Insbesondere die erfolgreiche Marktöffnung des Telekommunikationssektors hat gezeigt, dass Wettbewerb und Marktwirtschaft im Gegensatz zu staatlichen Monopolen zur besseren Qualität von Dienstleistungen führen, für sinkende Preise sorgen, Innovationen beschleunigen und neue zukunftsorientierte Arbeitsplätze hervorbringen. Ziel etwa von Privatisierungen ist es nicht vom Regen in die Traufe zu geraten und aus einem staatlichen ein privatwirtschaftliches Monopol zu machen. So besteht beispielsweise sicherlich Handlungsbedarf hinsichtlich der ordnungspolitischen Rahmenbedingungen für den Wettbewerb auf den Energiemärkten. Dreh- und Angelpunkt liberaler Wirtschaftspolitik ist immer der Wettbewerb. Funktionsfähiger Wettbewerb ist Grundvoraussetzung für Wachstum, Beschäftigung und Wohlstand.
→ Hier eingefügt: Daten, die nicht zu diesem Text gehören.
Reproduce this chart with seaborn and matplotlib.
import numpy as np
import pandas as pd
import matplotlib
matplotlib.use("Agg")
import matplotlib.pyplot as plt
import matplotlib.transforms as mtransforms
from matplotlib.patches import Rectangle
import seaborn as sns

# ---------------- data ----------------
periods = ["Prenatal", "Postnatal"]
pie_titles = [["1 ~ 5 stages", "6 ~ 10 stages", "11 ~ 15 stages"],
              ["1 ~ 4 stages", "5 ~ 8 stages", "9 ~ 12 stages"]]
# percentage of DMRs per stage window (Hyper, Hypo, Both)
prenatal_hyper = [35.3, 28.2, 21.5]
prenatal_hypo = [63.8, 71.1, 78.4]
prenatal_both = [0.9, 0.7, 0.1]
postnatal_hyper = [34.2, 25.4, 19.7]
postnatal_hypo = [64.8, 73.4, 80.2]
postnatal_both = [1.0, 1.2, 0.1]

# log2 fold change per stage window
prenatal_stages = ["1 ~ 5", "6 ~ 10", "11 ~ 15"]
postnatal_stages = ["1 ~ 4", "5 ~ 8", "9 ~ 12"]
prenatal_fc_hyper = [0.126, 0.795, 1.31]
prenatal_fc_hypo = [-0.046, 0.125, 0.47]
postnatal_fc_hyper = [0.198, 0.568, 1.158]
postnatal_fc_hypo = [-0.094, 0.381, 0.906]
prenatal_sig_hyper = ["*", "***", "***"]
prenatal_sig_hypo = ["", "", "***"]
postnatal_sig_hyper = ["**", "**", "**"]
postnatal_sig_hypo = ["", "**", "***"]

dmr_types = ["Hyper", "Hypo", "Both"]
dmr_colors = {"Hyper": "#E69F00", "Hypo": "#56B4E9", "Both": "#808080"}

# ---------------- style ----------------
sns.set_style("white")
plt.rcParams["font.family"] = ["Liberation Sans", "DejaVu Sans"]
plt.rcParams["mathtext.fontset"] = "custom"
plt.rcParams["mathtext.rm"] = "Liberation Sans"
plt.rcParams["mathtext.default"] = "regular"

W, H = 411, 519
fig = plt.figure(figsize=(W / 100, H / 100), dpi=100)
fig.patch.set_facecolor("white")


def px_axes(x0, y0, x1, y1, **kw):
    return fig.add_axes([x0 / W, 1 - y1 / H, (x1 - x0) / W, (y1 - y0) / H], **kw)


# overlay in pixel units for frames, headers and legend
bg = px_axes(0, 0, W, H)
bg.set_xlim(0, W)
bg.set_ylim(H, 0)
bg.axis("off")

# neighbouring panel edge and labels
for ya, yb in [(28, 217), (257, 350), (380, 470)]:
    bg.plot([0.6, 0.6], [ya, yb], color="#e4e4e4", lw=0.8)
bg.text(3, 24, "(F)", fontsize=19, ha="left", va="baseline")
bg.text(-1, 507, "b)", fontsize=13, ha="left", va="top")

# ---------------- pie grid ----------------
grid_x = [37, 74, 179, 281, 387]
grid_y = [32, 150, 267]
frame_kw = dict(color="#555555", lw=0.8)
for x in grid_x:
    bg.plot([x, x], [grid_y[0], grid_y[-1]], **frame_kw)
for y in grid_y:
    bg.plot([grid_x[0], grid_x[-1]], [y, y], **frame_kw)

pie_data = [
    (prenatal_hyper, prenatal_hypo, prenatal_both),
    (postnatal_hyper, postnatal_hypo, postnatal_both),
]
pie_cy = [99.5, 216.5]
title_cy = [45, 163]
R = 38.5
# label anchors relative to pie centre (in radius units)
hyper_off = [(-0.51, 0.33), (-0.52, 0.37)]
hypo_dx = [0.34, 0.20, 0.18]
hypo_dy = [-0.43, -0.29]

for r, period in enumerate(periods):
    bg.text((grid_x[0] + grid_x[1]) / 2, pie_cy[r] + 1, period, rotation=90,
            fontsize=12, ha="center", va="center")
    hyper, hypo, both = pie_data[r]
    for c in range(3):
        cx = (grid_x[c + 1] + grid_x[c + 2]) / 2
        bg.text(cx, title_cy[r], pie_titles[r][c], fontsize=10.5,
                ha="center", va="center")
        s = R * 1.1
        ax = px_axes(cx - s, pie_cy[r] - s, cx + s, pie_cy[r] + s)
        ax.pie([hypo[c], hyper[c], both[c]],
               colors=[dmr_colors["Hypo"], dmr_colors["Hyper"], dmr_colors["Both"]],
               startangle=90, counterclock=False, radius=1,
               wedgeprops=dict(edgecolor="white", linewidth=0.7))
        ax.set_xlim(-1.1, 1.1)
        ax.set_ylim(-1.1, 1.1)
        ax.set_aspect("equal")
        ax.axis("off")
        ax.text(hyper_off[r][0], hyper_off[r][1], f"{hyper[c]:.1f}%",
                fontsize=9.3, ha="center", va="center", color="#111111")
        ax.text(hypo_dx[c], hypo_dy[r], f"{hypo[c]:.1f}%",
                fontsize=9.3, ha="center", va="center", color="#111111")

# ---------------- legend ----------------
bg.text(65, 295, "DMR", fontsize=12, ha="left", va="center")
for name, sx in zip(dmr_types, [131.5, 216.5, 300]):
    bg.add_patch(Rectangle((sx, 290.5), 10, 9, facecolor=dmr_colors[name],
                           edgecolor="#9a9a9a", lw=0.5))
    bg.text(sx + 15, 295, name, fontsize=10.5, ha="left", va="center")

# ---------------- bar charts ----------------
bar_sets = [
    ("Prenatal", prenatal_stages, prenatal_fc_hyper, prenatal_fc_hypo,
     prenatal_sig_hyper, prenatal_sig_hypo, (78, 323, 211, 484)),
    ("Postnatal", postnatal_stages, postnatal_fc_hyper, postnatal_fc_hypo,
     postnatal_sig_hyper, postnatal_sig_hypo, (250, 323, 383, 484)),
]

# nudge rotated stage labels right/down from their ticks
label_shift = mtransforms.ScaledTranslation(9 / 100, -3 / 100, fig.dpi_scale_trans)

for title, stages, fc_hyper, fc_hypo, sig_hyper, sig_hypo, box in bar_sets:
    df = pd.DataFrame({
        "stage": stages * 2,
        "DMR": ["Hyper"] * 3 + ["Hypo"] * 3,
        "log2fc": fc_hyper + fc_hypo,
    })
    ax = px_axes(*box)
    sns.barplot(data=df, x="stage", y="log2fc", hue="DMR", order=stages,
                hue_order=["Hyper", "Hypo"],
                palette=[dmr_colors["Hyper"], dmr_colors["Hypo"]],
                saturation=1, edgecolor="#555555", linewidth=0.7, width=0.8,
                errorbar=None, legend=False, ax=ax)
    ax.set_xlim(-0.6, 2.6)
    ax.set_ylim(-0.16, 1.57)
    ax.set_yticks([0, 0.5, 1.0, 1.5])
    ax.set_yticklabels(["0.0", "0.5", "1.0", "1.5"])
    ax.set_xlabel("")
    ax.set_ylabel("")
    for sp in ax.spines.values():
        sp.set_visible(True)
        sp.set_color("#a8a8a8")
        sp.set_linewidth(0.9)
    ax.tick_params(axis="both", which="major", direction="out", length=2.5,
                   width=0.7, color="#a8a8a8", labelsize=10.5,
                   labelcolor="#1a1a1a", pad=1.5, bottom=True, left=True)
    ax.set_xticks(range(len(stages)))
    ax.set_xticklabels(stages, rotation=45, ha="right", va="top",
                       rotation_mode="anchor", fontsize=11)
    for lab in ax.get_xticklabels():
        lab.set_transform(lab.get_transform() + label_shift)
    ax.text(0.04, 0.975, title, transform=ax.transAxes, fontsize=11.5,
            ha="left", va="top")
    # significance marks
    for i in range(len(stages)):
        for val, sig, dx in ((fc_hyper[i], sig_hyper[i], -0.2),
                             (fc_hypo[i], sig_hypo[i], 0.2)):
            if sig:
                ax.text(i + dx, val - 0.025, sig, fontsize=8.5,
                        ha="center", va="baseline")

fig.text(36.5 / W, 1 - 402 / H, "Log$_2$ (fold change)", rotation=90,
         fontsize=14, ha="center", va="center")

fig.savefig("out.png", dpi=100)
Rot-Grün, aber auch Teile der Union denken dagegen anders. Sie mißtrauen dem Wettbewerb und damit der Sozialen Marktwirtschaft. Sie schützen lieber ehemalige Staatsmonopole und verhindern damit neue, wettbewerbsfähige Arbeitsplätze bei Unternehmen, die in wettbewerblichen Strukturen groß geworden sind. Sie stärken politische Einflußnahme und schwächen unabhängige Wettbewerbsbehörden, die den Wettbewerb schützen sollen. Trauriges Beispiel: Ex-Bundesmonopolminister Müller, in dessen Amtszeit sein Staatssekretär Tacke die Ministererlaubnis der EON-Ruhrgas-Fusion gegen alle Bedenken des Kartellamts und der Monopolkommission unterzeichnet hat. Es entstand zudem der Eindruck, ihr Verhalten stehe mit der Berufung auf ihre Posten bei den EON-Töchtern RAG und Steag in einem Zusammenhang.
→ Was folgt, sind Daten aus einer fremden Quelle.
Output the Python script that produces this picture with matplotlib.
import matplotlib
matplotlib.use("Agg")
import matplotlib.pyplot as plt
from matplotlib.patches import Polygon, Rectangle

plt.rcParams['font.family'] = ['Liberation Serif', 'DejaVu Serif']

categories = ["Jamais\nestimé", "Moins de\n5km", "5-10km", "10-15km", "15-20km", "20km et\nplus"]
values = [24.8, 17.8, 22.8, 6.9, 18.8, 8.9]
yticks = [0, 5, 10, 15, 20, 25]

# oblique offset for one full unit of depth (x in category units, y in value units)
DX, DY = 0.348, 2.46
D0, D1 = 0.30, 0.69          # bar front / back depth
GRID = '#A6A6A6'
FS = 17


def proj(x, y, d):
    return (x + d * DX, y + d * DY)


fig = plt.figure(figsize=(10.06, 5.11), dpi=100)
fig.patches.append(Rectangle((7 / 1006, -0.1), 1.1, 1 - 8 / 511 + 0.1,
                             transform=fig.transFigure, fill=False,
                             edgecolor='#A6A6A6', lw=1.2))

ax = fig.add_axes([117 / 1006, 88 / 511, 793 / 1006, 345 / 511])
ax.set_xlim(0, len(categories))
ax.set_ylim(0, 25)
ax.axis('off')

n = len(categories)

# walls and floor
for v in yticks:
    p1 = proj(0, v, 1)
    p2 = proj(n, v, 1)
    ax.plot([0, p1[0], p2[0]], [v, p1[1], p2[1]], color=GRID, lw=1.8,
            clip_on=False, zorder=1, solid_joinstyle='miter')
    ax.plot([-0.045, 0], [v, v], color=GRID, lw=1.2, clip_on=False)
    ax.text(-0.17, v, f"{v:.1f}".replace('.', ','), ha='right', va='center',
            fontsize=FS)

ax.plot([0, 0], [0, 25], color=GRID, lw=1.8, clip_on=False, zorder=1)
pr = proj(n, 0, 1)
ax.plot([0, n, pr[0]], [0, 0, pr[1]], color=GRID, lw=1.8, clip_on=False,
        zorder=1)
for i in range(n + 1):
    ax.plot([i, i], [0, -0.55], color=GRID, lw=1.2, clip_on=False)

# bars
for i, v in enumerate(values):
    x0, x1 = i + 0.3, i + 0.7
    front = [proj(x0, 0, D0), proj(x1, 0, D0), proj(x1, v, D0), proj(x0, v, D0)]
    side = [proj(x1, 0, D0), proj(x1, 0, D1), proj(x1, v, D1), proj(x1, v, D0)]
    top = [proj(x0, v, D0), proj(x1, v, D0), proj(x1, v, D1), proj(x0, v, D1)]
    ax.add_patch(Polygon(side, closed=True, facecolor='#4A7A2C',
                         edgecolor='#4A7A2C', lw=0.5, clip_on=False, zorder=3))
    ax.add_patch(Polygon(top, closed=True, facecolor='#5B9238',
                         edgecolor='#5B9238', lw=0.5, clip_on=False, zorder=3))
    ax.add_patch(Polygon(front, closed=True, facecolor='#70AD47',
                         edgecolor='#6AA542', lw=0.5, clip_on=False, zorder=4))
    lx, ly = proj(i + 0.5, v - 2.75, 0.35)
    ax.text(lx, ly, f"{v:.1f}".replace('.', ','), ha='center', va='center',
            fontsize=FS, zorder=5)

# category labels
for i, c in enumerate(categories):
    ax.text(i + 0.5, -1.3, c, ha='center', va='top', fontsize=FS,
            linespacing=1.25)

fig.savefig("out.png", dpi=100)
zu 3.) Ob dieser Befund von Wissenschaftlern richtig sein könnte, kann ich nicht beurteilen. Die urheberrechtlichen Schutzfristen sind in der Europäischen Gemeinschaft inzwischen harmonisiert. Die FDP hält die Fristen für angemessen und sieht derzeit keinen Bedarf für Änderungen der Fristen.